Additionally, having the technology doesn’t necessarily equal use, the ACP found. A lack of access, errors, and patient privacy were also major concerned raised by ACP members, with 36% saying that patients don’t have access to the technology needed. Over a quarter of respondents (29%) said they have concerns about medical errors when using the technology and 23% said they have patient privacy and security concerns.
The least common technology among the surveyed physicians was wearables. Just 9% of ACP physicians reported using it, and another 9% expressed interest in implementing it in the next year.
Another barrier to telemedicine’s success is that broadband coverage is uneven across the country, and people who may really benefit from increased technology don’t necessarily have access to it.
Neal Kaufman, MD, the chief medical officer and cofounder of Canary Health, a digital health company based in California, said that cell phones can be leveraged in areas where broadband is lacking. “You can do things through text messaging, through apps on the phone. So, yes there is a digital divide, but I think if we look to the next 10 years that divide will be much, much less,” Kaufman said.For Shah, the answer can lie in what he calls 'high-intensity telemedicine.' This is when a health technician would come to your home and bring the internet with them. They would then take measurements and observations which would be sent back to the doctor. This would save the doctor travel time and the patient money.
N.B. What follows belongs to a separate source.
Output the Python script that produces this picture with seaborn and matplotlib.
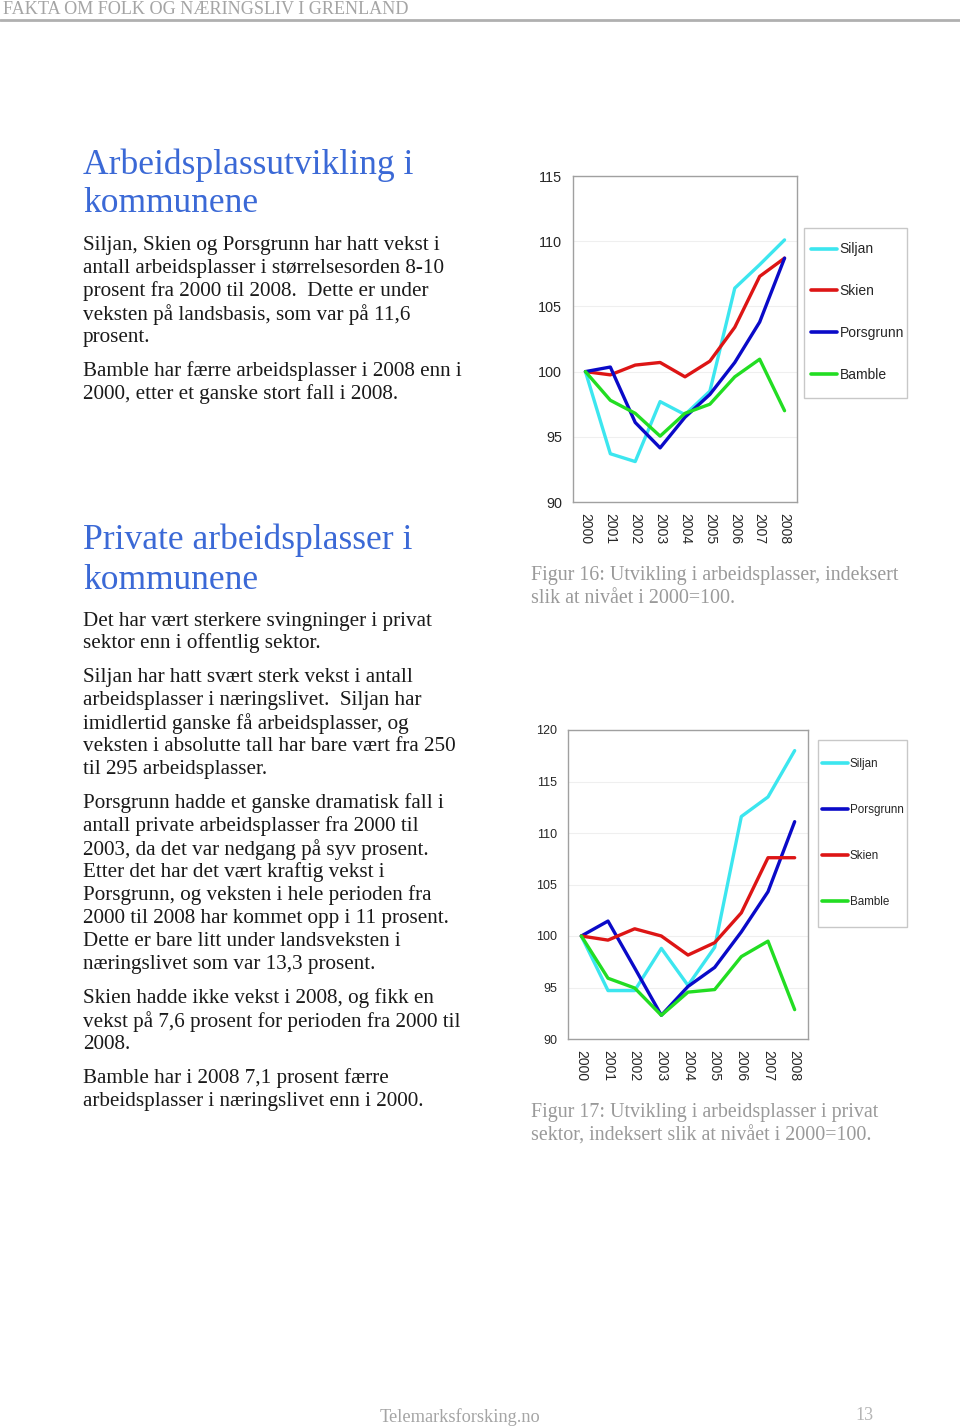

“The telemedicine assistant would not be the definitive health care provider...they’re just helping the patient along,” Shah said. He noted that having the health technician would also ensure that patients aren’t over treated. They would provide the doctor with more accurate information in order to make informed decisions.
But despite these limitation and setbacks, telemedicine is growing and is already changing the US healthcare system. And with it, the doctor-patient relationship can also be reshaped. That change is one which should be monitored closely.
“I think society has changed, so potentially how the patient and physician relate may vary, and needs to be carefully thought of,” Shah said. For Kaufman, the future of technology in medicine is much broader than video visits and e-consults. He believes, a concept he dubbed ‘digital therapeutics’ could be the next step.
"A digital therapeutic is the same, but it’s not a pill,” he explained. “It’s therapy that’s ideally, theory-based, research-based, and proven to have a benefit comparable to medicine. I think that’s where the industry's going.”
As such, digital therapeutics could be used in conjunction to, or even in place of, a traditional medicine. Digital therapeutics is something that can be scaled, and a single program has the potential to reach large patient populations.
“But now imagine that you have program where someone can come on, automated and personalized to your personal experience, even to the digital level,” Kaufman said. “You’re able to take this digital therapeutic and offer it to a large portion of the population, you’re able to go to scales in ways you’re never able to imagine.”
Technology has already changed the healthcare industry, without its full potential yet actualized. Despite barriers and limitations, how care providers use technology is changing, and it has the potential to continue advancing healthcare capabilities.
Though it may be hard to see equal growth between medicine and technology right now, they will soon be synonymous.
“Healthcare hasn’t changed, but we made it to the moon,” Shah said. “I think the change in healthcare is happening now.”